PS food containers can leach styrene, which is reasonably anticipated to be a human carcinogen (PS1, PS2) and is considered a brain and nervous system toxicant (PS1, PS3, PS4). Animal studies have shown adverse effects on genes, lungs, liver, and the immune system (PS2). Note that styrene is also present in second-hand cigarette smoke, off-gassing building materials, and car exhaust. The leaching of styrene from PS containers into food is increased when the food or liquid is hot and oily (PS3, PS4) .

Our Suggestion:

AVOID. Can leach styrene, which is a brain and nervous system toxin and likely carcinogenic.

Plastic #7: Others

The SPI code of #7 is used to designate miscellaneous types of plastic that are not defined by the other six codes. Polycarbonate and polylactide are included in this category. Plastic CDs and DVDs These types of plastics are difficult to recycle. Polycarbonate, or PC, is used in baby bottles, large water bottles (multiple-gallon capacity), compact discs, and medical storage containers. Recycled plastics in this category are used to make plastic lumber, among other products.

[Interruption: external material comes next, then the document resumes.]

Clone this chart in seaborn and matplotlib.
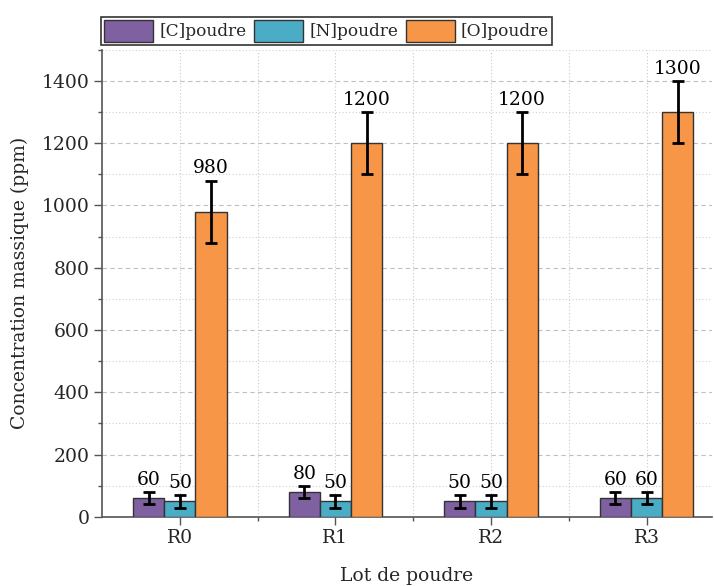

This category basically means “everything else” and is composed of plastics that were invented after 1987 – the use of plastic in this category is at your own risk since you don’t know what could be in it. Polycarbonate falls into this category, including the highly toxic BPA. Products produced include baby and water bottles, sports equipment, medical and dental devices, CD’s, DVD’s, and even iPods. It is wise to dispose of any food or drink related product that is known to contain BPA. It is difficult to recycle #7 plastic and most curbside recycling programs won’t accept it.

To summarize, plastics in categories #2, #4 and #5 are generally considered safe. Plastic #1 is safe but should not be re-used due to the risk of growing bacteria. Any of the other categories should be used with extreme caution, especially around food or drink, and the risk is even greater when heating food. For microwaving, know that microwave safe containers aren’t necessarily healthy, they just won’t melt. Do yourself, your body, and the environment a favor – avoid plastic entirely and stick to glass when you can.